The MGM Springfield has been granted approval from the Springfield, Massachusetts historical commission for its revamped hotel design and location.

Citing “skyrocketing” construction costs, last month MGM Resorts submitted a proposal to city officials that included plans to change the casino’s 25-story hotel tower to a six-story low rise while maintaining the original number of rooms. Included in the plans, the relocation will move the hotel to Main Street at Howard Street, where the apartments were previously located, from its original plan on 73 State Street. Those relocation plans as well as the ongoing historical preservation issues were resolved in Thursday’s meeting when the commission and the MGM agreed the changes would not adversely affect the areas historic buildings or features. The Massachusetts Gaming Commission, the city council and Springfield’s Mayor, Domenic Sarno, will still need to approve the changes. Last month the latter said that he believed the redesign would be a better fit architecturally in the historic downtown area, and offer increased walkability.
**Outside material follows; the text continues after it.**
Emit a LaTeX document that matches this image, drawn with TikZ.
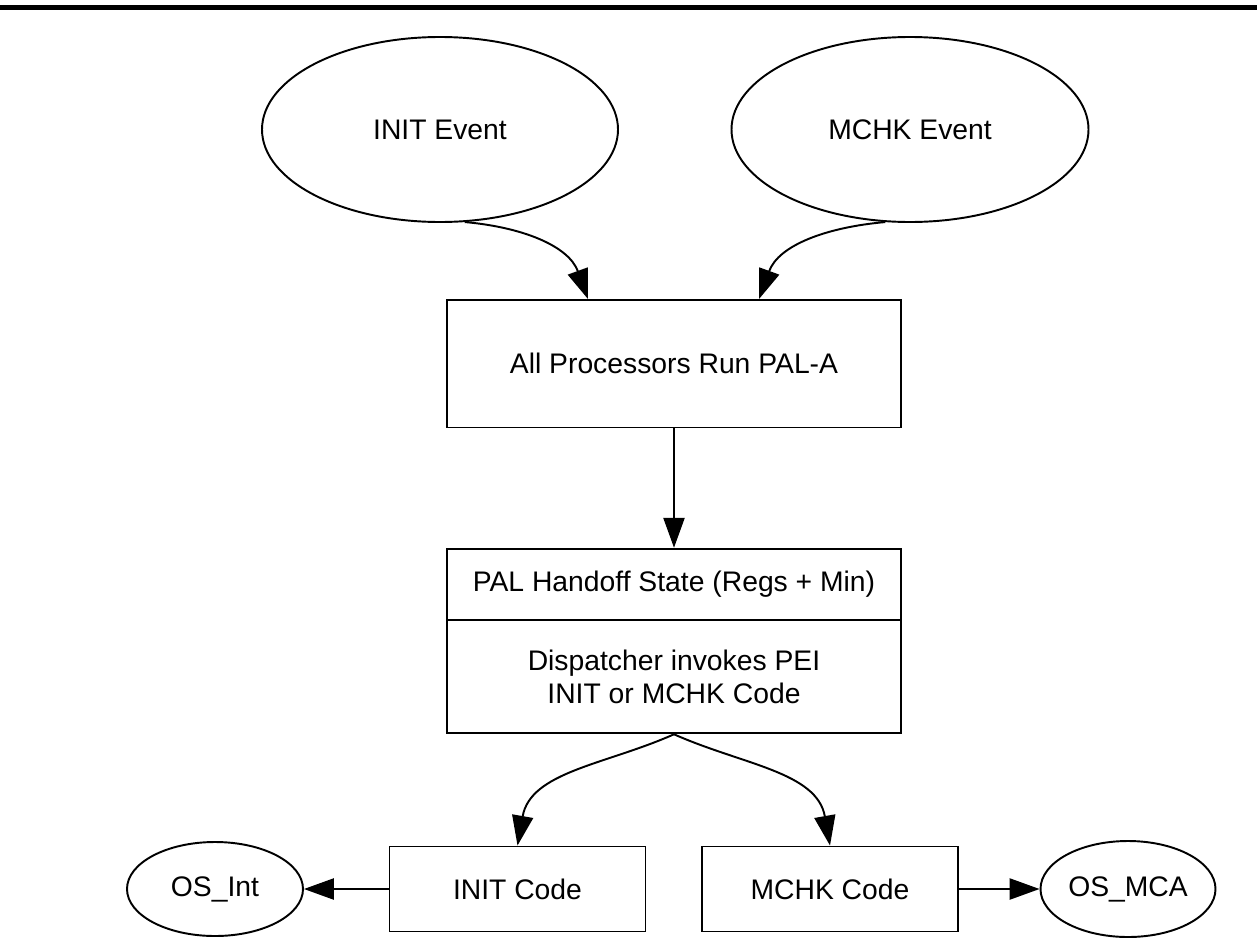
\documentclass[tikz,border=0pt]{standalone}
\usepackage{fontspec}
\setmainfont{Liberation Sans}
\usetikzlibrary{shapes.geometric,arrows.meta}

\begin{document}
\begin{tikzpicture}[
        event/.style={draw, ellipse, line width=1.1pt, inner sep=0pt},
        block/.style={draw, rectangle, line width=1.1pt, minimum width=9.08cm, align=center},
        flow/.style={line width=1.1pt, -{Triangle[length=17pt,width=12pt]}},
        font=\fontsize{16.1pt}{18.9pt}\selectfont]
        \useasboundingbox (0,0) rectangle (25.14,-19.02);
        \draw[line width=2.6pt] (0,-0.15) -- (25.14,-0.15);

        \node[event, minimum width=7.12cm, minimum height=3.7cm] (initev) at (8.80,-2.59) {INIT Event};
        \node[event, minimum width=7.14cm, minimum height=3.7cm] (mchkev) at (18.20,-2.59) {MCHK Event};

        \node[block, minimum height=2.55cm] (palA) at (13.48,-7.275) {All Processors Run PAL-A};
        \node[block, minimum height=1.426cm] (handoff) at (13.48,-11.687) {PAL Handoff State (Regs + Min)};
        \node[block, minimum height=2.266cm] (dispatch) at (13.48,-13.533) {Dispatcher invokes PEI\\INIT or MCHK Code};

        \node[block, minimum width=5.12cm, minimum height=1.7cm] (initcode) at (10.35,-17.78) {INIT Code};
        \node[block, minimum width=5.12cm, minimum height=1.7cm] (mchkcode) at (16.60,-17.78) {MCHK Code};
        \node[event, minimum width=3.52cm, minimum height=1.88cm] (osint) at (4.30,-17.78) {OS\_Int};
        \node[event, minimum width=3.50cm, minimum height=1.92cm] (osmca) at (22.56,-17.78) {OS\_MCA};

        \draw[flow] (initev.-75) to[out=-5,in=110] ([xshift=-1.72cm]palA.north);
        \draw[flow] (mchkev.-105) to[out=185,in=70] ([xshift=1.70cm]palA.north);
        \draw[flow] (palA) -- (handoff);
        \draw[flow] (dispatch.south) to[out=204,in=80] (initcode.north);
        \draw[flow] (dispatch.south) to[out=-24,in=100] (mchkcode.north);
        \draw[flow] (initcode) -- (osint);
        \draw[flow] (mchkcode) -- (osmca);
    \end{tikzpicture}
\end{document}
MGM Springfield’s overall impact on the city and the state are subjects of a review conducted by researchers from Social and Economic Impacts of Gambling in Massachusetts (SEIGMA) a University of Massachusetts Amherst group. Findings of the review will be presented at an October 27 forum. Co- sponsors of the forum organized by the nonprofit Partners for a Healthier Community include the UMass School of Public Health and Health Sciences, Baystate Health, and the Springfield Department of Health and Human Services. Nearly 60% of Massachusetts residents were of the opinion that a “neutral, beneficial, or very beneficial” effect on the state would result from expanding the local gambling industry, according to a former study conducted by the group.

Considered to be the largest private development in generations for the western portion of the state and what should be the first resort casino in Massachusetts, the project has been delayed to late 2018 mainly due to a highway project going on in the area. In addition, the Mashantucket Pequot and Mohegan tribes of neighboring Connecticut, who run competing casinos and have been business rivals for two decades, have joined forces in an unprecedented collaboration in an attempt to dissuade the state’s gamblers from crossing the Connecticut River to gamble at the MGM Resorts’ planned $800 million casino.